Мы рассмеялись над уклончивостью ответов Мешади-Кязим-аги. Но как он ни старался уклониться, Нина вынудила его начать рассказ.
- Я прошу, чтобы вы рассказали, как и почему вы приняли участие в революционном движении
- Участвовали и будем участвовать. Да и как было не участвовать? Участвовали. Но говорю не за глаза, а в лицо Абульгасан-беку. Раз даже, переодевшись, я отправился в окопы. Забрал с собой винтовку и все прочее, когда же товарищ метнул бомбу, я растерялся, но превозмог себя и остался. Потом товарищ сам предложил мне отправиться домой, дескать, придут гости, надо приготовиться к встрече. Я и ушел. Все же аллах свидетель, что за революцию я готов отдать и жизнь и состояние и буду счастлив, если революционеры согласятся принять мой скромный дар.
Мешади-Кязим умолк, думая, что Нина довольствуется этим.

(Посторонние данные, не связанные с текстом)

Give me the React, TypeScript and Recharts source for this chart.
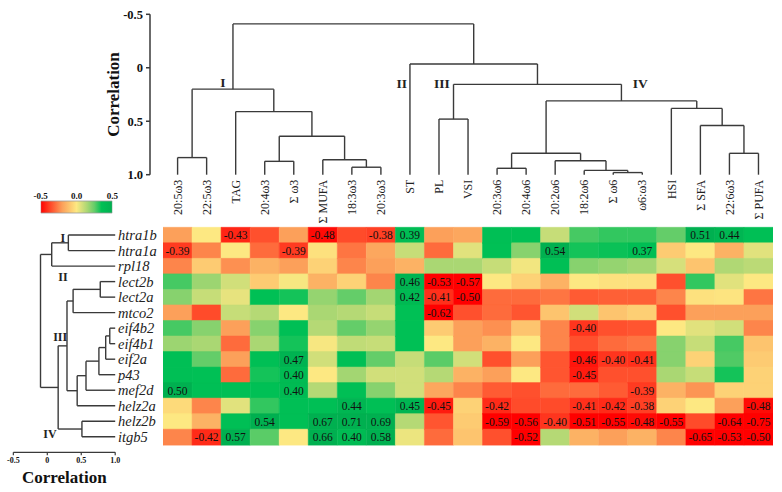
import React from 'react';
import {
  BarChart, Bar, Cell, XAxis, YAxis, LabelList, ScatterChart, Scatter, ReferenceLine,
} from 'recharts';

// ---------- categories ----------
const columns = ['20:5ω3', '22:5ω3', 'TAG', '20:4ω3', 'Σ ω3', 'Σ MUFA', '18:3ω3', '20:3ω3', 'ST', 'PL', 'VSI',
  '20:3ω6', '20:4ω6', '20:2ω6', '18:2ω6', 'Σ ω6', 'ω6:ω3', 'HSI', 'Σ SFA', '22:6ω3', 'Σ PUFA'];
const genes = ['htra1b', 'htra1a', 'rpl18', 'lect2b', 'lect2a', 'mtco2', 'eif4b2', 'eif4b1', 'eif2a', 'p43',
  'mef2d', 'helz2a', 'helz2b', 'itgb5'];

// ---------- correlation values (one array per gene, columns in order above) ----------
const htra1b = [-0.2, 0.0, -0.43, -0.35, -0.2, -0.48, -0.36, -0.38, 0.39, -0.2, -0.18, 0.36, 0.36, 0.1, 0.28, 0.3, 0.3, 0.25, 0.51, 0.44, 0.36];
const htra1a = [-0.39, -0.25, 0.0, -0.3, -0.39, -0.02, -0.28, -0.18, 0.1, -0.3, 0.05, 0.35, 0.2, 0.54, 0.33, 0.34, 0.37, -0.08, 0.0, -0.15, 0.05];
const rpl18 = [-0.25, -0.08, -0.23, -0.15, -0.2, -0.06, -0.25, -0.2, -0.15, 0.15, 0.15, 0.1, 0.02, 0.36, 0.2, 0.18, 0.16, 0.07, -0.1, 0.14, 0.12];
const lect2b = [0.28, 0.17, 0.08, -0.08, 0.01, -0.15, -0.06, -0.25, 0.46, -0.53, -0.57, 0.0, -0.06, -0.15, 0.0, -0.02, -0.02, -0.35, 0.3, 0.05, 0.0];
const lect2a = [0.2, 0.1, 0.04, 0.35, 0.33, 0.18, 0.25, 0.16, 0.42, -0.41, -0.5, -0.3, -0.3, -0.28, -0.33, -0.32, -0.32, -0.25, -0.02, -0.01, -0.28];
const mtco2 = [-0.2, -0.36, 0.1, 0.13, 0.0, 0.15, 0.13, 0.1, 0.35, -0.62, -0.35, -0.3, -0.34, -0.1, 0.08, -0.1, -0.07, -0.35, -0.2, -0.2, -0.2];
const eif4b2 = [0.28, 0.2, -0.2, 0.2, 0.36, 0.13, 0.25, 0.18, 0.35, -0.08, -0.2, -0.23, -0.1, -0.25, -0.4, -0.35, -0.34, 0.0, 0.05, 0.08, -0.25];
const eif4b1 = [0.17, 0.15, -0.3, 0.15, 0.33, 0.01, 0.11, 0.1, 0.35, 0.0, -0.2, -0.15, 0.0, -0.25, -0.35, -0.3, -0.28, 0.2, 0.1, 0.28, -0.1];
const eif2a = [0.36, 0.25, -0.2, 0.36, 0.47, 0.08, 0.36, 0.25, 0.1, 0.26, 0.08, -0.35, -0.2, -0.34, -0.46, -0.4, -0.41, 0.2, -0.06, 0.27, -0.08];
const p43 = [0.36, 0.35, -0.3, 0.33, 0.4, 0.0, 0.16, 0.08, 0.08, 0.13, -0.15, -0.2, 0.0, -0.34, -0.45, -0.35, -0.35, 0.15, 0.1, 0.33, -0.06];
const mef2d = [0.5, 0.36, 0.36, 0.35, 0.4, 0.13, 0.36, 0.2, 0.08, -0.18, -0.25, -0.33, -0.35, -0.3, -0.3, -0.33, -0.39, -0.15, -0.22, -0.06, -0.06];
const helz2a = [-0.04, -0.25, 0.05, 0.3, 0.36, 0.36, 0.44, 0.36, 0.45, -0.45, -0.06, -0.42, -0.36, -0.36, -0.41, -0.42, -0.38, -0.06, 0.0, -0.2, -0.48];
const helz2b = [0.0, -0.15, 0.36, 0.54, 0.36, 0.67, 0.71, 0.69, 0.13, -0.34, -0.08, -0.59, -0.56, -0.4, -0.51, -0.55, -0.48, -0.55, -0.36, -0.64, -0.75];
const itgb5 = [-0.25, -0.42, 0.57, 0.26, 0.0, 0.66, 0.4, 0.58, 0.03, -0.3, -0.1, -0.35, -0.52, 0.13, -0.15, -0.2, -0.15, -0.25, -0.65, -0.53, -0.5];
const heatValues = [htra1b, htra1a, rpl18, lect2b, lect2a, mtco2, eif4b2, eif4b1, eif2a, p43, mef2d, helz2a, helz2b, itgb5];
const SIG = 0.37;

// ---------- dendrograms: [childA, childB, merge height] (leaves first, new nodes appended) ----------
const colLinkage: [number, number, number][] = [
  [0, 1, 0.84], [3, 4, 0.875], [6, 7, 0.93], [5, 23, 0.86], [22, 24, 0.64], [2, 25, 0.41], [21, 26, 0.2],
  [9, 10, 0.48], [11, 12, 0.94], [15, 16, 0.98], [14, 30, 0.96], [13, 31, 0.87], [29, 32, 0.8],
  [19, 20, 0.8], [18, 34, 0.54], [17, 35, 0.38], [33, 36, 0.31], [28, 37, 0.155], [8, 38, -0.035], [27, 39, -0.41],
];
const rowLinkage: [number, number, number][] = [
  [0, 1, 0.31], [14, 2, 0.065], [3, 4, 0.78], [16, 5, 0.38], [6, 7, 0.92], [18, 8, 0.86], [19, 9, 0.76],
  [20, 10, 0.57], [21, 11, 0.44], [17, 22, 0.29], [12, 13, 0.51], [23, 24, 0.16], [15, 25, -0.1],
];
const colClusterNames = ['I', 'II', 'III', 'IV'];
const colClusterX = [1.56, 7.72, 9.1, 15.93];
const colClusterY = [0.14, 0.15, 0.15, 0.15];
const rowClusterNames = ['I', 'II', 'III', 'IV'];
const rowClusterX = [0.23, 0.23, 0.19, 0.04];
const rowClusterY = [0.19, 2.7, 6.6, 12.8];
const corrTicks = [-0.5, 0, 0.5, 1];
const scaleTicks = [-0.5, 0, 0.5];

// ---------- styles ----------
const FONT = "'Liberation Serif', 'Times New Roman', serif";
const LINE = '#3a3a3a';
const colorStops: [number, number[]][] = [
  [-0.5, [255, 0, 0]], [-0.35, [255, 80, 45]], [-0.2, [252, 160, 90]], [0, [253, 232, 130]],
  [0.15, [170, 215, 115]], [0.25, [100, 205, 105]], [0.35, [0, 192, 85]], [0.5, [0, 176, 80]],
];
function colorFor(v: number) {
  if (v <= colorStops[0][0]) return `rgb(${colorStops[0][1].join(',')})`;
  for (let i = 1; i < colorStops.length; i++) {
    const [v1, c1] = colorStops[i];
    const [v0, c0] = colorStops[i - 1];
    if (v <= v1) {
      const t = (v - v0) / (v1 - v0);
      const c = c0.map((a, k) => Math.round(a + (c1[k] - a) * t));
      return `rgb(${c.join(',')})`;
    }
  }
  return `rgb(${colorStops[colorStops.length - 1][1].join(',')})`;
}

function dendroSegments(linkage: [number, number, number][], nLeaves: number, leafH: number) {
  const pos: number[] = Array.from({ length: nLeaves }, (_, i) => i);
  const h: number[] = Array(nLeaves).fill(leafH);
  const segs: { p: number; h: number }[][] = [];
  linkage.forEach(([a, b, hh]) => {
    segs.push([{ p: pos[a], h: h[a] }, { p: pos[a], h: hh }]);
    segs.push([{ p: pos[b], h: h[b] }, { p: pos[b], h: hh }]);
    segs.push([{ p: pos[a], h: hh }, { p: pos[b], h: hh }]);
    pos.push((pos[a] + pos[b]) / 2);
    h.push(hh);
  });
  return segs;
}

const heatRows = genes.map((g, i) => {
  const row: any = { gene: g };
  columns.forEach((_, j) => { row['o' + j] = 1; row['v' + j] = heatValues[i][j]; });
  return row;
});
const colSegs = dendroSegments(colLinkage, columns.length, 1);
const rowSegs = dendroSegments(rowLinkage, genes.length, 1);
const colLabelData = colClusterNames.map((t, i) => ({ x: colClusterX[i], y: colClusterY[i], text: t }));
const rowLabelData = rowClusterNames.map((t, i) => ({ x: rowClusterX[i], y: rowClusterY[i], text: t }));
const colTickIdx = columns.map((_, i) => i);
const fmtCorr = (v: number) => (v === 0 ? '0' : v === 1 ? '1.0' : String(v));

const ColTick = (props: any) => {
  const { x, y, payload } = props;
  return (
    <text x={x} y={y} transform={`rotate(-90 ${x} ${y})`} textAnchor="end" dy="0.35em"
      fontSize={12} fontFamily={FONT} fill="#222">{columns[payload.value]}</text>
  );
};
const RowTick = (props: any) => {
  const { x, y, payload } = props;
  return (
    <text x={x} y={y} textAnchor="start" dy="0.35em" fontSize={14.5} fontStyle="italic"
      fontFamily={FONT} fill="#222">{payload.value}</text>
  );
};
const Roman = (size: number) => (props: any) => (
  <text x={props.cx} y={props.cy} textAnchor="middle" dominantBaseline="central" fontSize={size}
    fontWeight="bold" fontFamily={FONT} fill="#222">{props.payload.text}</text>
);
const CellLabel = (props: any) => {
  const { x, y, width, height, value } = props;
  if (value == null || Math.abs(value) < SIG) return null;
  return (
    <text x={x + width / 2} y={y + height / 2} textAnchor="middle" dominantBaseline="central"
      fontSize={11.5} fontFamily={FONT} fill="#111">{Number(value).toFixed(2)}</text>
  );
};

const layer: React.CSSProperties = { position: 'absolute', left: 0, top: 0 };
const W = 782;
const H = 492;

export default function App() {
  return (
    <div style={{ position: 'absolute', left: 0, top: 0, width: W, height: H, background: '#fff', fontFamily: FONT }}>
      {/* heatmap */}
      <div style={layer}>
        <BarChart width={W} height={H} data={heatRows} layout="vertical" barCategoryGap={0} barGap={0}
          margin={{ top: 227.3, right: 9, bottom: 47.3, left: 117 }}>
          <XAxis type="number" domain={[0, columns.length]} hide allowDataOverflow />
          <YAxis type="category" dataKey="gene" width={46} axisLine={false} tickLine={false}
            tickSize={0} tickMargin={45} tick={<RowTick />} interval={0} />
          {columns.map((_, j) => (
            <Bar key={j} dataKey={'o' + j} stackId="s" isAnimationActive={false}>
              {heatRows.map((r, i) => (
                <Cell key={i} fill={colorFor(r['v' + j])} stroke={colorFor(r['v' + j])} strokeWidth={0.5} />
              ))}
              <LabelList dataKey={'v' + j} content={<CellLabel />} />
            </Bar>
          ))}
        </BarChart>
      </div>

      {/* top (column) dendrogram */}
      <div style={layer}>
        <ScatterChart width={W} height={H} margin={{ top: 14.3, right: 9, bottom: 267.3, left: 75 }}>
          <XAxis type="number" dataKey="x" domain={[-0.95, 20.5]} ticks={colTickIdx} interval={0}
            axisLine={false} tickLine={false} tickSize={0} tickMargin={5} height={50} tick={<ColTick />} allowDataOverflow />
          <YAxis type="number" dataKey="y" domain={[-0.5, 1]} reversed ticks={corrTicks} width={75} allowDataOverflow
            tickFormatter={fmtCorr} tickSize={4} tickMargin={3}
            axisLine={{ stroke: LINE, strokeWidth: 1.5 }} tickLine={{ stroke: LINE, strokeWidth: 1.5 }}
            tick={{ fontSize: 12.5, fontWeight: 'bold', fill: '#111', fontFamily: FONT }}
            label={{ value: 'Correlation', angle: -90, position: 'center', style: { fontSize: 17, fontWeight: 'bold', fill: '#111', fontFamily: FONT } }} />
          {colSegs.map((s, k) => (
            <ReferenceLine key={k} segment={[{ x: s[0].p, y: s[0].h }, { x: s[1].p, y: s[1].h }]}
              stroke={LINE} strokeWidth={1.4} ifOverflow="visible" />
          ))}
          <Scatter data={colLabelData} shape={Roman(13.5)} isAnimationActive={false} />
        </ScatterChart>
      </div>

      {/* left (row) dendrogram */}
      <div style={layer}>
        <ScatterChart width={W} height={H} margin={{ top: 227.3, right: 666.8, bottom: 0, left: 13.35 }}>
          <XAxis type="number" dataKey="x" domain={[-0.5, 1]} ticks={corrTicks} height={39.7} allowDataOverflow
            tickFormatter={fmtCorr} tickSize={3} tickMargin={2}
            axisLine={{ stroke: LINE, strokeWidth: 1.2 }} tickLine={{ stroke: LINE, strokeWidth: 1.2 }}
            tick={{ fontSize: 8, fontWeight: 'bold', fill: '#111', fontFamily: FONT }}
            label={{ value: 'Correlation', position: 'insideBottom', offset: 9.5, style: { fontSize: 17, fontWeight: 'bold', fill: '#111', fontFamily: FONT } }} />
          <YAxis type="number" dataKey="y" domain={[-0.5, 14]} reversed hide allowDataOverflow />
          {rowSegs.map((s, k) => (
            <ReferenceLine key={k} segment={[{ x: s[0].h, y: s[0].p }, { x: s[1].h, y: s[1].p }]}
              stroke={LINE} strokeWidth={1.4} ifOverflow="visible" />
          ))}
          <Scatter data={rowLabelData} shape={Roman(12)} isAnimationActive={false} />
        </ScatterChart>
      </div>

      {/* colour scale */}
      <div style={layer}>
        <BarChart width={W} height={H} layout="vertical" data={[{ name: 'scale', range: [-0.5, 0.5] }]}
          barCategoryGap={0} margin={{ top: 181, right: 669.7, bottom: 279.3, left: 40.7 }}>
          <defs>
            <linearGradient id="cbGrad" x1="0" y1="0" x2="1" y2="0">
              {colorStops.map(([v, c], k) => (
                <stop key={k} offset={`${(v + 0.5) * 100}%`} stopColor={`rgb(${c.join(',')})`} />
              ))}
            </linearGradient>
          </defs>
          <XAxis type="number" orientation="top" domain={[-0.5, 0.5]} ticks={scaleTicks} height={20} allowDataOverflow
            axisLine={false} tickLine={false} tickSize={0} tickMargin={2} tickFormatter={(v: number) => v.toFixed(1)}
            tick={{ fontSize: 9, fontWeight: 'bold', fill: '#111', fontFamily: FONT }} />
          <YAxis type="category" dataKey="name" hide />
          <Bar dataKey="range" fill="url(#cbGrad)" stroke="#999" strokeWidth={0.8} isAnimationActive={false} />
        </BarChart>
      </div>
    </div>
  );
}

- Вы оказали революции немалые услуги, - сказал я. - Вы купец-революционер и не похожи на других. Когда революция нуждалась в средствах, вы не жалели своих денег. И даже, когда к вам не обращались, вы предлагали свою помощь. Другие же поступили совсем не так. Люди, бывшие в стократ богаче вас, предпочитали переходить в лагерь контрреволюции, лишь бы не дать революции пяти копеек. Все это мы знаем, и это - большая заслуга, но этим не исчерпывается ваша революционная деятельность. Есть же причина, влекущая вас в ряды революционеров. Об этой-то причине и спрашивает Нина
Невестки Мешади-Кязим-аги, Санубэр и Тохве, став одна справа от него, а другая слева, также стали настаивать, чтобы он ответил на вопрос Нины.
Видя, что большинство ждет его объяснений, Мешади-Кязим-ага повернулся ко мне.
- Как прикажете, продолжать или нет? Будет ли уместно?
- Очень даже. Раз вы включились в революцию, почему не рассказать о ваших мотивах? Все равно Нина не отстанет от вас.
Мешади-Кязим-ага приготовился говорить. Вопрос этот интересовал меня, пожалуй, не меньше Нины Ответ нашего друга дал бы возможность провести параллель между русскими и иранскими капиталистами. Без сомнения, в психологии царских капиталистов, бывших господами положения, и капиталистов Тавриза, находившихся в колониальной зависимости, разница существовала.